Brian Lamb was born on this day in 1941 in Lafayette, Indiana.

A former Pentagon spokesman and assistant to the director of the Office of Technology Policy in the Nixon White House, mild-mannered Brian Lamb had the temerity to try to convince America's steely-eyed major cable television operators to finance a non-profit cable TV network to cover public affairs in Washington. Before the days of 500+ cable channels, the cable companies turned out to be eager to find additional programming; so with Lamb at the helm, C-SPAN (the "Cable Satellite Public Affairs Network") became the first bona fide cable network that was not simply a "movie channel."

C-SPAN was launched on March 19, 1979 with gavel-to-gavel coverage of the U.S. House of Representatives, beginning with a speech by a young Democratic congressman named Al Gore. By 1984, backbenchers such as Republican Newt Gingrich had devised ways of making the cameras work for their benefit, delivering long speeches over the free air, denouncing the Democrats to an otherwise empty House chamber. By giving the podium to unknown freshmen and sophomores, C-SPAN activated the "young turk" movement within the post-Nixon Republican Party, as well as giving life to the previously marginalized centrist Democratic Leadership Council -- party factions that had previously failed to receive the support of traditional party leaders outside the glare of the TV klieglights.

It was only in 1986, when Senate majority leader Robert Byrd realized the members of the U.S. Senate were losing some of their celebrity status to the members of the House, that C-SPAN was allowed to cover the Senate.

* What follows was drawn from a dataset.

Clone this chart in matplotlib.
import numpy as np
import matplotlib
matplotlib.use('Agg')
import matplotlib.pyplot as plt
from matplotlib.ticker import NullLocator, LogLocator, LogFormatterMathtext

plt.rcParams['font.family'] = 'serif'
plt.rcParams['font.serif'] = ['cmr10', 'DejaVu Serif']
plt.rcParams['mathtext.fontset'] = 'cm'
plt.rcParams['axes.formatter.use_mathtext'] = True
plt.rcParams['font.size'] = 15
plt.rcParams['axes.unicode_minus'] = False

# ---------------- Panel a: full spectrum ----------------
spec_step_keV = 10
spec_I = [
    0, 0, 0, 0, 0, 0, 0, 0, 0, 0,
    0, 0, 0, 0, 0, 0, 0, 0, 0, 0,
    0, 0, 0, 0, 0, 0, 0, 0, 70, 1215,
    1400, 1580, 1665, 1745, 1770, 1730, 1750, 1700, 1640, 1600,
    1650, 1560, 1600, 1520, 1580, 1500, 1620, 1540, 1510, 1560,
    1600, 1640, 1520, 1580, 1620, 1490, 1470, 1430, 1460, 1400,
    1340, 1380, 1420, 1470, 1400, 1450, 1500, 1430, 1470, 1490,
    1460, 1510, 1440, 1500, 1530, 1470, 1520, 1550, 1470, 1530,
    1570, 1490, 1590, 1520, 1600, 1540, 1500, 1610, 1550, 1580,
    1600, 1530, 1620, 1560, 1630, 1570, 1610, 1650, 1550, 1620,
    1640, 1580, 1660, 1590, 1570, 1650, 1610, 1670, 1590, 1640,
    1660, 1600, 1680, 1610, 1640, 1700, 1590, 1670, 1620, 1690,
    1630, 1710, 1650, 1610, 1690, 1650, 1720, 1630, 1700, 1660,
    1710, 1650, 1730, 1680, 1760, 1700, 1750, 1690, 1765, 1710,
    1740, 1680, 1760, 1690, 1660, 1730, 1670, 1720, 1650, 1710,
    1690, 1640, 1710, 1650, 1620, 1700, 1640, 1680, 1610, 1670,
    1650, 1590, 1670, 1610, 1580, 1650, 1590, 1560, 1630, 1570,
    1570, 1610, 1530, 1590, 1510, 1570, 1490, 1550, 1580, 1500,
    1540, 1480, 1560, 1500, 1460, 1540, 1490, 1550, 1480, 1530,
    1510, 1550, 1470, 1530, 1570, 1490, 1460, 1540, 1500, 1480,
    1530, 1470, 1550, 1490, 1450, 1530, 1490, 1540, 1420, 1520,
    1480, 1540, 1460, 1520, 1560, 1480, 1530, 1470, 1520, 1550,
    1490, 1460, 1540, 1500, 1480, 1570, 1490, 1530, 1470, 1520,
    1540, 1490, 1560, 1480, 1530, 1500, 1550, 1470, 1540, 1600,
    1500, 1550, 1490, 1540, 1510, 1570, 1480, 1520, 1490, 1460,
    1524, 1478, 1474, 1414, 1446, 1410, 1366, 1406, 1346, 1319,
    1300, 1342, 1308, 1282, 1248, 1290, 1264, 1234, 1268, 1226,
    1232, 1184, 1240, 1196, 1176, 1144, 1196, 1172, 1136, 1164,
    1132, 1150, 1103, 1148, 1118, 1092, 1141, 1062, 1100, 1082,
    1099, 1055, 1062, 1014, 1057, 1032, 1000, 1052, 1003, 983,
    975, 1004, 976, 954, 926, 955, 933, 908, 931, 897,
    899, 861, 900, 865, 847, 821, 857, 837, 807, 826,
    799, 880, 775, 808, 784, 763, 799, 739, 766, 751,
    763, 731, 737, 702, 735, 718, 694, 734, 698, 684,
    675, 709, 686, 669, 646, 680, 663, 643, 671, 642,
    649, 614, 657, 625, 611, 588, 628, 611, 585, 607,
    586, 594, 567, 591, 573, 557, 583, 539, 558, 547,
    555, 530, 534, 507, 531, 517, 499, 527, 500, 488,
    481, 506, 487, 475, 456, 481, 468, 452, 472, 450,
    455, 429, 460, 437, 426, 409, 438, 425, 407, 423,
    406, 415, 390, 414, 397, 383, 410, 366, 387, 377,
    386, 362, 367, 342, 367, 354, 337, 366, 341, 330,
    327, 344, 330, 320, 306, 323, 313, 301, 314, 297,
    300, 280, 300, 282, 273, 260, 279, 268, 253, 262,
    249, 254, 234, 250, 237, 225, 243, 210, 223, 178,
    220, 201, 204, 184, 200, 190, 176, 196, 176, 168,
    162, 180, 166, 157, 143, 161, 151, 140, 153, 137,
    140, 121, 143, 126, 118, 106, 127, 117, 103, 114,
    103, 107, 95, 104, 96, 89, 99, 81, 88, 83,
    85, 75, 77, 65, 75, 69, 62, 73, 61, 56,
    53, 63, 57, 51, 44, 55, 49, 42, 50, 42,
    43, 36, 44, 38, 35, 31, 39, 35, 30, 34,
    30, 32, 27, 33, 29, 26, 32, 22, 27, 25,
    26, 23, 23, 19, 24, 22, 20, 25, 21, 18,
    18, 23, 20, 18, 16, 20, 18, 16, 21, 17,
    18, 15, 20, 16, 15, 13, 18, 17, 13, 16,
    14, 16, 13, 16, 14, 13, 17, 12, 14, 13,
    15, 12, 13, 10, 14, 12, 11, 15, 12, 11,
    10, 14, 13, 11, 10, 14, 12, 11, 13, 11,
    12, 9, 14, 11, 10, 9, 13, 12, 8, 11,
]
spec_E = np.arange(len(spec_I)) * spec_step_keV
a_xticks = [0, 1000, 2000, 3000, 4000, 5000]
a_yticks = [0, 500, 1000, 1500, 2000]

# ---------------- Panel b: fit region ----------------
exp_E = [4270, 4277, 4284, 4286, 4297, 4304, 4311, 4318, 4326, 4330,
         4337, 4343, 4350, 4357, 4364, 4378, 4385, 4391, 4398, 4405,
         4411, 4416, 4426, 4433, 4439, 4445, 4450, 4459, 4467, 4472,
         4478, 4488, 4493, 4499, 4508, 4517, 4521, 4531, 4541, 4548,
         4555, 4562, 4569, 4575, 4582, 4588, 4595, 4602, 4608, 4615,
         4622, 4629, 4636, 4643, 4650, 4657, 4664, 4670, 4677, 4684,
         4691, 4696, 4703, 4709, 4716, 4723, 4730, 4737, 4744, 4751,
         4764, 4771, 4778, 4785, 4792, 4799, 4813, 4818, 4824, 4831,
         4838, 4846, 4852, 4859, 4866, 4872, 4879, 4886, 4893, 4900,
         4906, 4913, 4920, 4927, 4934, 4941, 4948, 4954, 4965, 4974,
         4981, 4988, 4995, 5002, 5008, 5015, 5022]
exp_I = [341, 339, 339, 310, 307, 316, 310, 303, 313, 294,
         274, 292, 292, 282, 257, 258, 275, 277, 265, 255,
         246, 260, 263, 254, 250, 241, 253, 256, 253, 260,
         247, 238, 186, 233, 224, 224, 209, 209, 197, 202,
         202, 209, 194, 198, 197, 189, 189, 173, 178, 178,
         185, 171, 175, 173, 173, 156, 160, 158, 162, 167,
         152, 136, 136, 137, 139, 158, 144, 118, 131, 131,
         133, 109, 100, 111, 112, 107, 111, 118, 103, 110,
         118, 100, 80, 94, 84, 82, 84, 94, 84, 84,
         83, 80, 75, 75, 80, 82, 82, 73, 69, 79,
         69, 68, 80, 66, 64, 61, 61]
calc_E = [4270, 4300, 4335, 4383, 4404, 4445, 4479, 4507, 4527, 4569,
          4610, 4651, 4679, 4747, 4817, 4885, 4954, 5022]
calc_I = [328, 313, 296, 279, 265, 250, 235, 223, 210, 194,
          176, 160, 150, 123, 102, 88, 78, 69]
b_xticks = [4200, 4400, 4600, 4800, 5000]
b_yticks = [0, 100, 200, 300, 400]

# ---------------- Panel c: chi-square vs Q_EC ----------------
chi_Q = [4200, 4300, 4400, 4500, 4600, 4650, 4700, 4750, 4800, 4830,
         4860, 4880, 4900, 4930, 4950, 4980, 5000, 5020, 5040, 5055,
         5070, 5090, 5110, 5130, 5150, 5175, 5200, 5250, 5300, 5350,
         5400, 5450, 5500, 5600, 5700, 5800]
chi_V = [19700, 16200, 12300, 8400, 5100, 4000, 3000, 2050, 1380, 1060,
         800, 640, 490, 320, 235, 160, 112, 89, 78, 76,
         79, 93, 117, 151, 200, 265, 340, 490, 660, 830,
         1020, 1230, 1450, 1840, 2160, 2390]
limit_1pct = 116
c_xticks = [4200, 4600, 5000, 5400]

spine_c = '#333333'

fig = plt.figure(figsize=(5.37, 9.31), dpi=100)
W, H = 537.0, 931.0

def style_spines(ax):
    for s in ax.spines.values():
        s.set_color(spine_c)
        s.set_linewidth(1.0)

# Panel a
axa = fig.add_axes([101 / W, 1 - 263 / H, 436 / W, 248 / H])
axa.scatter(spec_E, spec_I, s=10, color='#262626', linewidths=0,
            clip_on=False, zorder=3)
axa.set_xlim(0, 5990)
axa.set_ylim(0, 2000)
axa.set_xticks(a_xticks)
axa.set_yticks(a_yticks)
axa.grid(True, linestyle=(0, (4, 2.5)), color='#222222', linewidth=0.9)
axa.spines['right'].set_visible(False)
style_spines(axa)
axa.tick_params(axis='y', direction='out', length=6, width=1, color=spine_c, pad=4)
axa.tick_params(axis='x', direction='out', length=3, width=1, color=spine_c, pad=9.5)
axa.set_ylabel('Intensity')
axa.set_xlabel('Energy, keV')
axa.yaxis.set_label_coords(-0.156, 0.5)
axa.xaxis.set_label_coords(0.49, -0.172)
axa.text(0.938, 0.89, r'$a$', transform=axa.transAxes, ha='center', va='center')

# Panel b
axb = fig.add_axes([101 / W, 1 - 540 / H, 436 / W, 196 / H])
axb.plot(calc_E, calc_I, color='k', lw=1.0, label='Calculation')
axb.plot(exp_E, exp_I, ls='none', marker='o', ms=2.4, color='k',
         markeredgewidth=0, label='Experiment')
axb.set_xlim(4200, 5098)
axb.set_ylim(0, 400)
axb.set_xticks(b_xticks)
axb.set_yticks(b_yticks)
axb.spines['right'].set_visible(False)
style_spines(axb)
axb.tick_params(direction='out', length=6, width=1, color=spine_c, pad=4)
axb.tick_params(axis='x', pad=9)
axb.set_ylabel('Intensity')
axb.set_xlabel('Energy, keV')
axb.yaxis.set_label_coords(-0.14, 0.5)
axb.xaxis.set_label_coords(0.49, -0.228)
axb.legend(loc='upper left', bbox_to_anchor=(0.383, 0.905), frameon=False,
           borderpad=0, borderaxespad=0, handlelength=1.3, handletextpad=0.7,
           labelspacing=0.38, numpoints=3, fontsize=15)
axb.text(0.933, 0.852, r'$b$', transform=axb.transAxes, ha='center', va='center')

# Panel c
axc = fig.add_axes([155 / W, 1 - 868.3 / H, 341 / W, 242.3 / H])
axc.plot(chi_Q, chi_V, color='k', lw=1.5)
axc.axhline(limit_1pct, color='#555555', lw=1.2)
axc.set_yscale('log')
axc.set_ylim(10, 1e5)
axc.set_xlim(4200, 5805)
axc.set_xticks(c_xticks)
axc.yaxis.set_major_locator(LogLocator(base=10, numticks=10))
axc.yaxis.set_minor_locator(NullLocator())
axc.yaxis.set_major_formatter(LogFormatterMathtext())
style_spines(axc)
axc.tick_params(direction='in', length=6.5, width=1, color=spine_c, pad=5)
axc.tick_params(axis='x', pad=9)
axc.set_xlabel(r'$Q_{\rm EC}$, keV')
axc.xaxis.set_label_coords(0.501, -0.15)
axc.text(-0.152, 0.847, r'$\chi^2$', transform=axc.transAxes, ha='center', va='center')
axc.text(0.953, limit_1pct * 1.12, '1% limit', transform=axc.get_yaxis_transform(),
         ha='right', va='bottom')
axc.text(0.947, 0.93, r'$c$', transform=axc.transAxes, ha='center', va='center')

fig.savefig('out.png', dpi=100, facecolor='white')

Since its humble beginnings, C-SPAN has grown from one network staffed by 4 full-timers and a phone to 3 TV networks and a radio network with a $40 million annual budget, watched by 34.5 million cable subscribers every week, providing coverage not just of the House and Senate, but of major political speeches in any venue, as well as books, American history and even the proceedings of the British Parliament. Because 90% of its viewers are likely voters, C-SPAN's non-commercial, non-partisan, "just the facts" window on Washington has become one of the influential media sources within American politics.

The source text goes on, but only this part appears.